**What is expected**
Extract each line from the entries below that has the string "with" in it.

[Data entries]
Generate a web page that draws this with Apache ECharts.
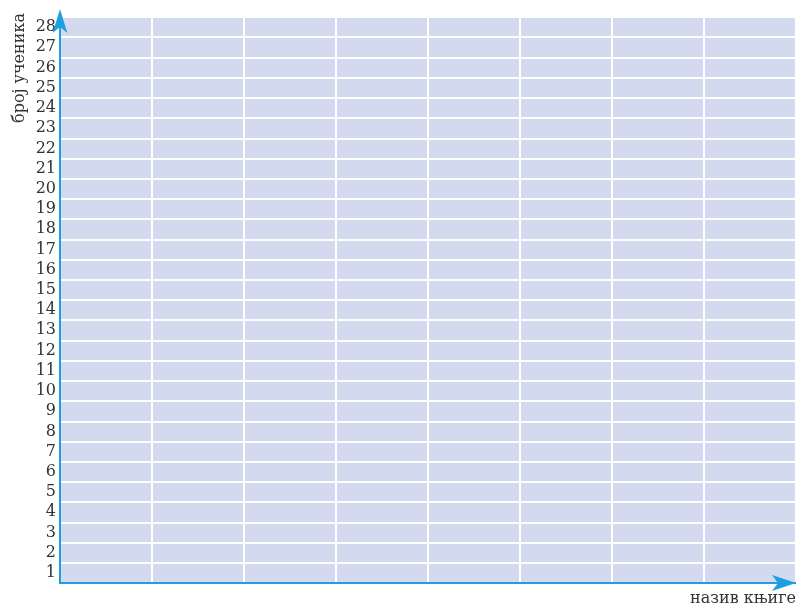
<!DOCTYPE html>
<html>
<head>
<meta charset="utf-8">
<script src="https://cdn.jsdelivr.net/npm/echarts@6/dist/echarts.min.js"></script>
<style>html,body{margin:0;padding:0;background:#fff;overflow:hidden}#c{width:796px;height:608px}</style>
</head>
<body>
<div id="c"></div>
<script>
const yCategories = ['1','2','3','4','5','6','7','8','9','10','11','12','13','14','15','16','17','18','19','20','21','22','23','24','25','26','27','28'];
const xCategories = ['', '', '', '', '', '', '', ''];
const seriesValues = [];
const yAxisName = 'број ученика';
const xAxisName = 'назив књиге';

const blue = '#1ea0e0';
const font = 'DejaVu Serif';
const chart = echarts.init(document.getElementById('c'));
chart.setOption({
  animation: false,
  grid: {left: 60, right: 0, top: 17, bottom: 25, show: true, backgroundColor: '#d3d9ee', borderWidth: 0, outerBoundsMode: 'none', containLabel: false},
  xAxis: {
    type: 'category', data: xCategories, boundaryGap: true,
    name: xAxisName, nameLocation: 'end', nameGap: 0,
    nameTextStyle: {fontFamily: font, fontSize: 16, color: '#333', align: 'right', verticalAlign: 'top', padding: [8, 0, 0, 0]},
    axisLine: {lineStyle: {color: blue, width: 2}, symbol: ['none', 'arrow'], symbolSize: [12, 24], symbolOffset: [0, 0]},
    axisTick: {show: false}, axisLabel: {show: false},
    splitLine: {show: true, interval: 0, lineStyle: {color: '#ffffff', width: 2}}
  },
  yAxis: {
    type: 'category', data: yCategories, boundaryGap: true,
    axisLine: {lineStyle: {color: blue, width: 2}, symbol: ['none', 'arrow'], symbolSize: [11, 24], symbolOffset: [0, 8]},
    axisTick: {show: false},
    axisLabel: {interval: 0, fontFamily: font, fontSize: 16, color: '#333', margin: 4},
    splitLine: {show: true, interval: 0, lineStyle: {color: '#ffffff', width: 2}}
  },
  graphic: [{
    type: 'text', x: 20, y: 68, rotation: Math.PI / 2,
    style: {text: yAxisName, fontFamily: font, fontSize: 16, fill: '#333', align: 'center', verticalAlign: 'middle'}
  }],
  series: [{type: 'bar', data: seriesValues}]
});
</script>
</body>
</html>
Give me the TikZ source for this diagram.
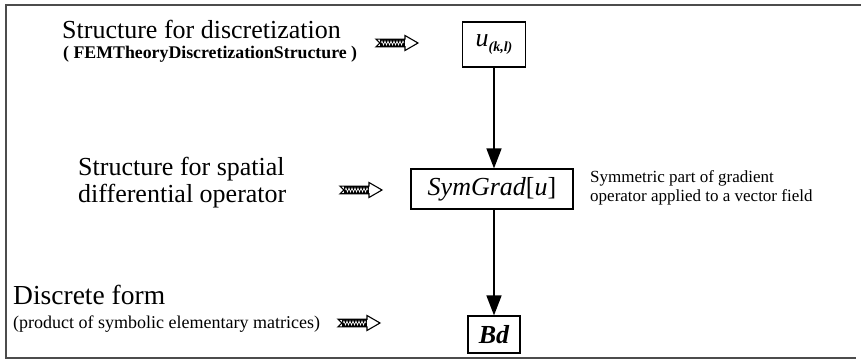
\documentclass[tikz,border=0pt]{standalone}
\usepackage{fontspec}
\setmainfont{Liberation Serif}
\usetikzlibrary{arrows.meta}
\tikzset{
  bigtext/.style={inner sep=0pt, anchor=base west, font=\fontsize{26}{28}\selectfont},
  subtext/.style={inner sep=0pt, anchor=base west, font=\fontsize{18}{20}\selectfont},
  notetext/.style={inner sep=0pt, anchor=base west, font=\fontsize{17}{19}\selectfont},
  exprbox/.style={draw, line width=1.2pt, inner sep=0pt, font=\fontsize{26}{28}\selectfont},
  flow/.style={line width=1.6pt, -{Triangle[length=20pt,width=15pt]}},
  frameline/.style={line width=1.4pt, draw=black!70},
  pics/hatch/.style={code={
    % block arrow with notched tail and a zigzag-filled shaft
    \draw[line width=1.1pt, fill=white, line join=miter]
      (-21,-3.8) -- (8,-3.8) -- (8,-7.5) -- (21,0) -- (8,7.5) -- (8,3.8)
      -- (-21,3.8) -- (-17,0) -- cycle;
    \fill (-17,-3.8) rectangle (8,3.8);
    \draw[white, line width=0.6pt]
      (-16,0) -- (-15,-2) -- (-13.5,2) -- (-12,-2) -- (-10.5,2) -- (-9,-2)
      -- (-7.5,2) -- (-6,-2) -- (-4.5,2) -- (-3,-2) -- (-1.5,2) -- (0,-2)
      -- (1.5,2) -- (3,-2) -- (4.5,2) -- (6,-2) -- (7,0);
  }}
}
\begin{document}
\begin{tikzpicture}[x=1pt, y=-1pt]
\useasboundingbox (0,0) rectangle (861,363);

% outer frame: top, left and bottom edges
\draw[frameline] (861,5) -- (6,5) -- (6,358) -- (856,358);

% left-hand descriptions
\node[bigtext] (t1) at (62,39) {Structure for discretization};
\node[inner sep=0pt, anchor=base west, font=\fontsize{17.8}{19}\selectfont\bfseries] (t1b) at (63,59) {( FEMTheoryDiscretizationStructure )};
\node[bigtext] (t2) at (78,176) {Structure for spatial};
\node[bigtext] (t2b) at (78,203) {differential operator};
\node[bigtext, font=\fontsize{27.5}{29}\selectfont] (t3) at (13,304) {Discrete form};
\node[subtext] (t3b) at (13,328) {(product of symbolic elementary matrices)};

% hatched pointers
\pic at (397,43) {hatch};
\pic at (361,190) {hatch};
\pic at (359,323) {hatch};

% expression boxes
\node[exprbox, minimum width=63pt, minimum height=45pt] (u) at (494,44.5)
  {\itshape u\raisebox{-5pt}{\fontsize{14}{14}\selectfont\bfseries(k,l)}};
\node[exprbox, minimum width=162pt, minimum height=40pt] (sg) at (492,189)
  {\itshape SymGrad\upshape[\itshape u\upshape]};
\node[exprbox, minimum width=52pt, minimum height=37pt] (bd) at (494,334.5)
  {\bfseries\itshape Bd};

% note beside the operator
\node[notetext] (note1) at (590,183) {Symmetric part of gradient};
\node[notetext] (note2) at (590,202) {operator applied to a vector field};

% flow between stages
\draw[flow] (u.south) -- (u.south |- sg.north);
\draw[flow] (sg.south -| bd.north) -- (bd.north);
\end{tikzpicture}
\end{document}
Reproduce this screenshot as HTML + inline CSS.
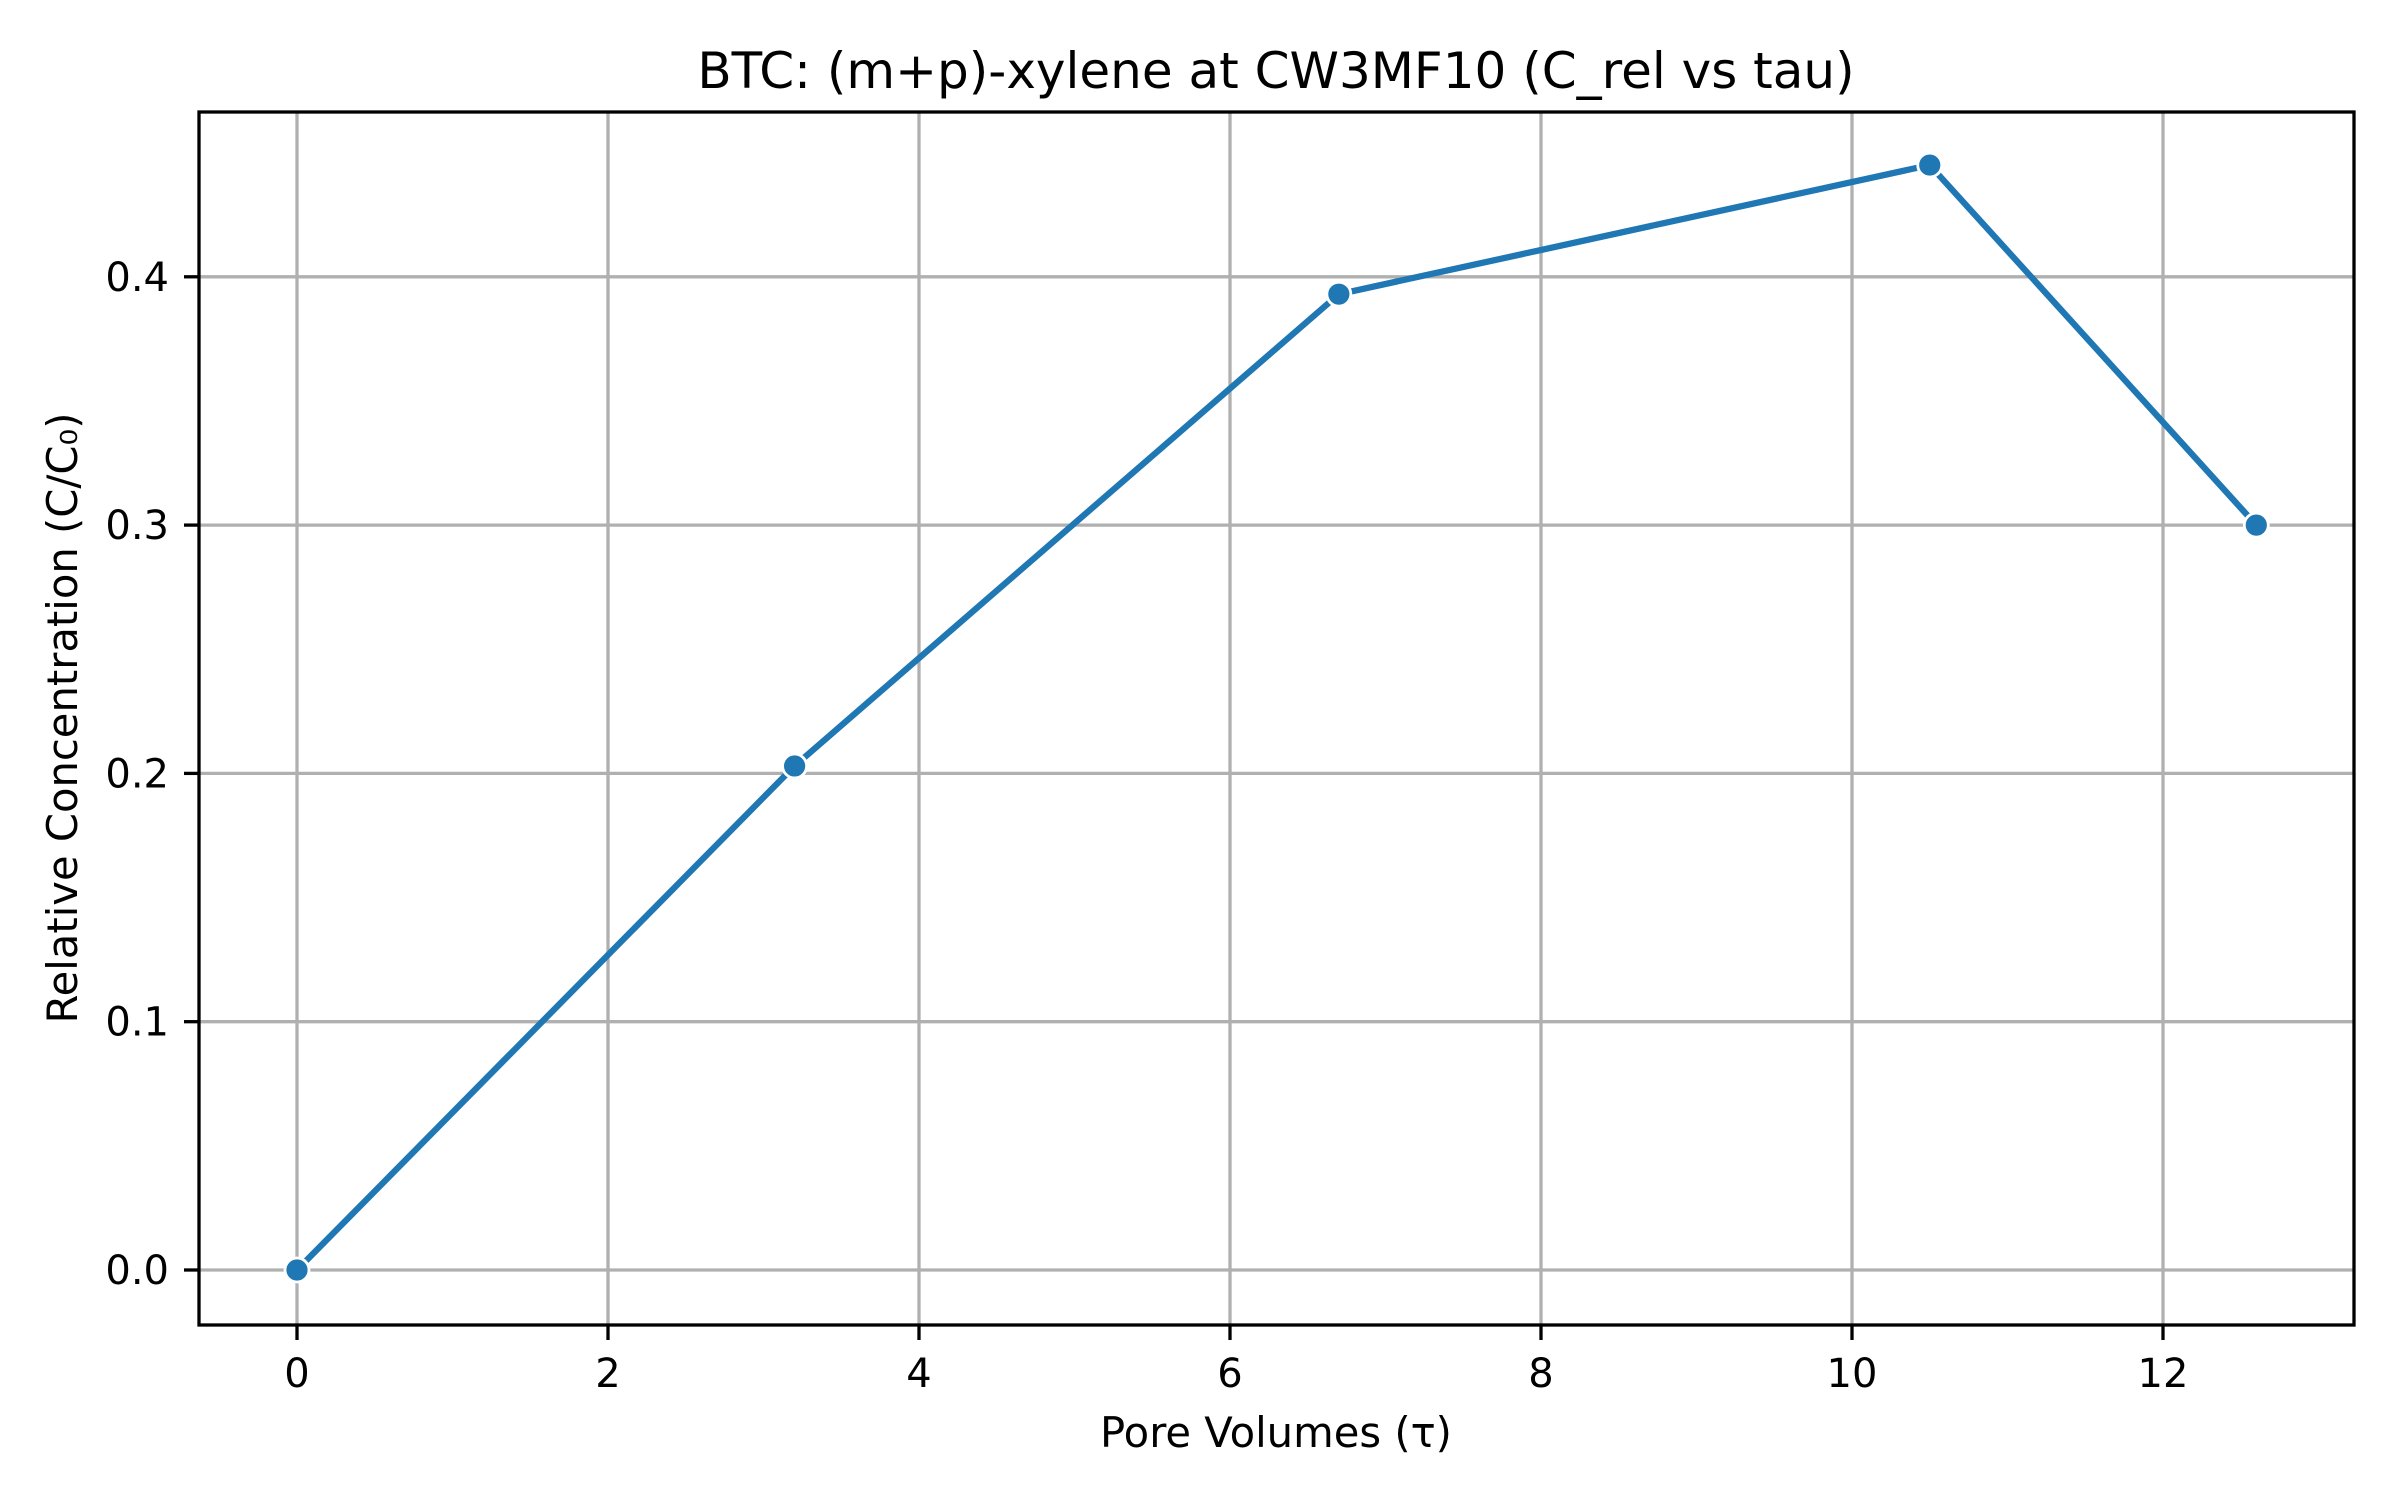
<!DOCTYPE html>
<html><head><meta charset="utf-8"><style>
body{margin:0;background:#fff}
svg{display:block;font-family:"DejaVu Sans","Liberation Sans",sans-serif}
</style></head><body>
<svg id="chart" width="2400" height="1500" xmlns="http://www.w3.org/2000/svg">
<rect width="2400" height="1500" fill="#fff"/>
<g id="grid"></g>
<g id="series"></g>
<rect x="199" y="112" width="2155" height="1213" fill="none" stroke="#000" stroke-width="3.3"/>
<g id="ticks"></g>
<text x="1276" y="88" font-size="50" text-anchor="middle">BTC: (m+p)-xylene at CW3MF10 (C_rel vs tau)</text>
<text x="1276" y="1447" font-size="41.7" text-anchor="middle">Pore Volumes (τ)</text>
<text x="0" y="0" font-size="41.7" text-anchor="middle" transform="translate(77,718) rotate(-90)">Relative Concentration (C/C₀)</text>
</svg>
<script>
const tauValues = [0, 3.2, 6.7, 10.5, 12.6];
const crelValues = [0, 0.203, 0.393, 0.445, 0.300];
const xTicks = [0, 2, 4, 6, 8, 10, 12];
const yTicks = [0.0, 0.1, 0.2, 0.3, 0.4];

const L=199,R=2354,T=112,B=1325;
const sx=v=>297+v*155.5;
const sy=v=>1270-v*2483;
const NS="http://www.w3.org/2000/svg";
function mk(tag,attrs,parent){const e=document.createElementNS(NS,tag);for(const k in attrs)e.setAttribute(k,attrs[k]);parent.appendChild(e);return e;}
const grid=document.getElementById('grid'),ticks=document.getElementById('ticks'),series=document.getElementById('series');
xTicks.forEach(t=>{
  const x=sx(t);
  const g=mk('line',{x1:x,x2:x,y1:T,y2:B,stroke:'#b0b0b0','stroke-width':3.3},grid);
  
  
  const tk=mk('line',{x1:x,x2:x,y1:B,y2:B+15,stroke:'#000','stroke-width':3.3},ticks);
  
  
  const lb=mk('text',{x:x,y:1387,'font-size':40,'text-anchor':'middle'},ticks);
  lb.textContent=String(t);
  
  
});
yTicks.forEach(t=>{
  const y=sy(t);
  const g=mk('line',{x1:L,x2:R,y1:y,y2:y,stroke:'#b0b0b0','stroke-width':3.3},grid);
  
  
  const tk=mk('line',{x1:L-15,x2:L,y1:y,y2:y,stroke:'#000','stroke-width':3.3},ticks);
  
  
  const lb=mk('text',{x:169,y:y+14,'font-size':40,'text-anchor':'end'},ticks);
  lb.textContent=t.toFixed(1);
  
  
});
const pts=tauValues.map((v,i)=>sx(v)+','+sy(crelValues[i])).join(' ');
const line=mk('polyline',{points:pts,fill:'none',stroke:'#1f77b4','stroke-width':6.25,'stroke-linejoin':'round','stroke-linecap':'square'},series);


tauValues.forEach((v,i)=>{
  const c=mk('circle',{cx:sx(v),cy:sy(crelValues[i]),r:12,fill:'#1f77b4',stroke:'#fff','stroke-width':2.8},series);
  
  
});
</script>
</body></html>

**Right answer**
Generate a web page that draws this with Apache ECharts.
    % block arrow with notched tail and a zigzag-filled shaft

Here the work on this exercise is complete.